It seems like I haven't blogged since last year. Ha-ha.
I was asked today what my new year resolution was. It's a good question and something I don't know that I approach the right way. The answer is that I do not make new year resolutions. Maybe I should be I don't. I have all the rote issues like losing weight, exercising and all that stuff that I need to do all the time. Other than that, I just want to live each day looking for the opportunities to do the right thing, to help someone, to be a good example for someone, to encourage someone. Maybe that is my resolution. I know God puts opportunities in front of me all the time. I want to recognize them and act on them when they come my way. I know I will fail at some but hope that I will be successful in making a difference in people's lives as much as I can.

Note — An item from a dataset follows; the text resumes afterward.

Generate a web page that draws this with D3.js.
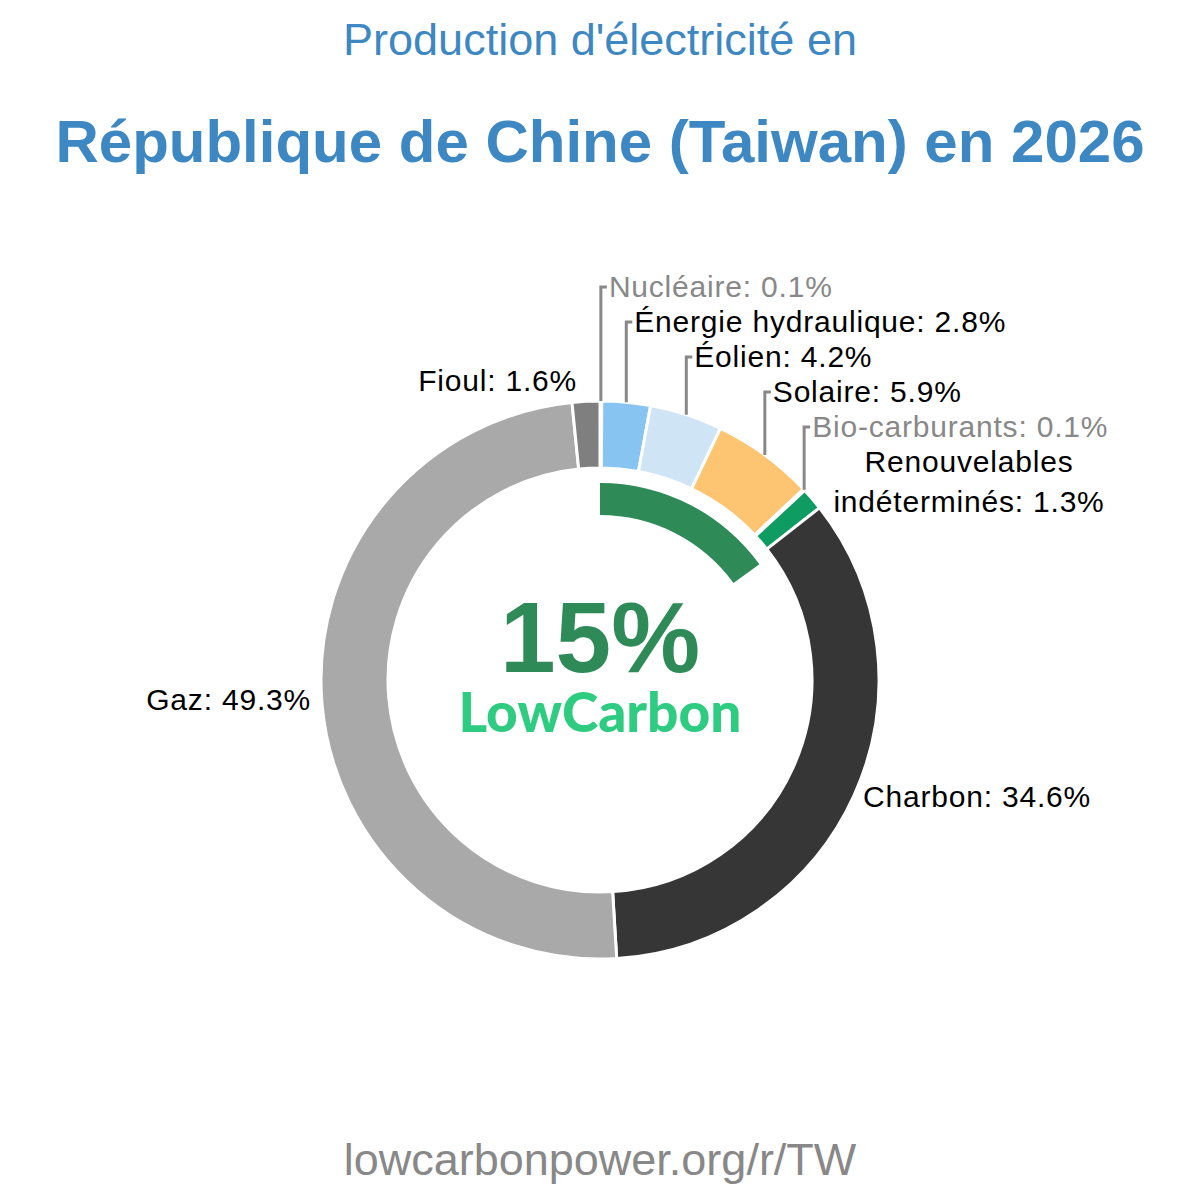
<!DOCTYPE html>
<html lang="fr">
<head>
  <meta charset="utf-8">
  <title>Production d'électricité Taiwan 2026</title>
  <script src="https://d3js.org/d3.v7.min.js"></script>
  <style>
    body { margin: 0; background: #fff; }
    text { font-family: "Liberation Sans", Arial, sans-serif; }
    .title1 { fill: #3d87c3; font-size: 45px; text-anchor: middle; }
    .title2 { fill: #3d87c3; font-size: 60px; font-weight: bold; text-anchor: middle; }
    .label { font-size: 30px; letter-spacing: 0.8px; }
    .footer { fill: #888; font-size: 45px; text-anchor: middle; }
  </style>
</head>
<body>
<script>
  // data
  const sources = ["Nucléaire", "Énergie hydraulique", "Éolien", "Solaire", "Bio-carburants",
                   "Renouvelables indéterminés", "Charbon", "Gaz", "Fioul"];
  const shares = [0.1, 2.8, 4.2, 5.9, 0.1, 1.3, 34.6, 49.3, 1.6];
  const colors = ["#7f7f7f", "#88c4f2", "#cfe5f6", "#fdc471", "#4caf50",
                  "#0e9c62", "#363636", "#a9a9a9", "#7f7f7f"];
  const lowCarbonShare = 15;

  // config
  const width = 1200, height = 1200;
  const cx = 600, cy = 680;
  const outerR = 279, innerR = 212;
  const lcOuter = 197, lcInner = 165;

  const data = sources.map((s, i) => ({ name: s, value: shares[i], color: colors[i] }));

  const svg = d3.select("body").append("svg")
    .attr("width", width).attr("height", height);

  svg.append("text").attr("class", "title1")
    .attr("x", width / 2).attr("y", 55)
    .text("Production d'électricité en");
  svg.append("text").attr("class", "title2")
    .attr("x", width / 2).attr("y", 162)
    .text("République de Chine (Taiwan) en 2026");

  const g = svg.append("g").attr("transform", `translate(${cx},${cy})`);

  const pie = d3.pie().sort(null).value(d => d.value);
  const arcs = pie(data);
  const arc = d3.arc().innerRadius(innerR).outerRadius(outerR);

  g.selectAll("path.slice").data(arcs).enter().append("path")
    .attr("class", "slice")
    .attr("d", arc)
    .attr("fill", d => d.data.color)
    .attr("stroke", "#fff").attr("stroke-width", 3);

  // low carbon inner arc
  const lcArc = d3.arc().innerRadius(lcInner).outerRadius(lcOuter)
    .startAngle(0).endAngle(2 * Math.PI * lowCarbonShare / 100);
  g.append("path").attr("d", lcArc()).attr("fill", "#2e8b57");

  g.append("text").attr("x", 0).attr("y", -8)
    .attr("text-anchor", "middle")
    .style("font-size", "100px").style("font-weight", "bold").attr("fill", "#2e8b57")
    .text(lowCarbonShare + "%");
  g.append("text").attr("x", 0).attr("y", 52)
    .attr("text-anchor", "middle")
    .style("font-family", "Lato, 'Open Sans', sans-serif")
    .style("font-size", "55px").style("font-weight", "900").attr("fill", "#2ecc80")
    .text("LowCarbon");

  // labels
  const fmt = d => d.data.name + ": " + d.data.value.toFixed(1) + "%";
  const midPoint = (d, r) => {
    const a = (d.startAngle + d.endAngle) / 2;
    return [r * Math.sin(a), -r * Math.cos(a)];
  };
  const faint = d => d.data.value < 1;

  // leader-lined labels (top right small slices)
  const leadIdx = [0, 1, 2, 3, 4];
  leadIdx.forEach((idx, k) => {
    const d = arcs[idx];
    const [x, y] = midPoint(d, outerR);
    const ly = -393 + k * 35;
    g.append("path")
      .attr("d", `M${x},${y}V${ly}H${x + 6}`)
      .attr("fill", "none").attr("stroke", "#888").attr("stroke-width", 3);
    g.append("text").attr("class", "label")
      .attr("x", x + 8).attr("y", ly + 10)
      .attr("fill", faint(d) ? "#888" : "#000")
      .text(fmt(d));
  });

  // renouvelables indéterminés (two lines)
  const ren = g.append("text").attr("class", "label")
    .attr("text-anchor", "middle").attr("fill", "#000");
  ren.append("tspan").attr("x", 369).attr("y", -208).text("Renouvelables");
  ren.append("tspan").attr("x", 369).attr("y", -168).text("indéterminés: " + arcs[5].data.value.toFixed(1) + "%");

  g.append("text").attr("class", "label").attr("x", 263).attr("y", 127)
    .attr("fill", "#000").text(fmt(arcs[6]));
  g.append("text").attr("class", "label").attr("x", -289).attr("y", 30)
    .attr("text-anchor", "end").attr("fill", "#000").text(fmt(arcs[7]));
  g.append("text").attr("class", "label").attr("x", -23).attr("y", -289)
    .attr("text-anchor", "end").attr("fill", "#000").text(fmt(arcs[8]));

  svg.append("text").attr("class", "footer")
    .attr("x", width / 2).attr("y", 1175)
    .text("lowcarbonpower.org/r/TW");
</script>
</body>
</html>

It is continually amazing how fast a year goes by. I see my children growing up before me and, like so many, want to stop time, to capture a few more days with them at this precious time in their lives yet I know that isn't going to happen. In the absence of stopping time, I want to enjoy the time, to know that it is fleeting and to spend it in pursuit of enjoying them every minute I can, to teaching them all I can in that time and preparing them for what lies ahead.
This year will be over in a flash. I will start enjoying the moments I can today so that when I reach this point a year from now I can trust that it has been a good year because I have spent it with people I love.
1 comment:
Sounds like you have some resolutions for the new year, and don't even know it.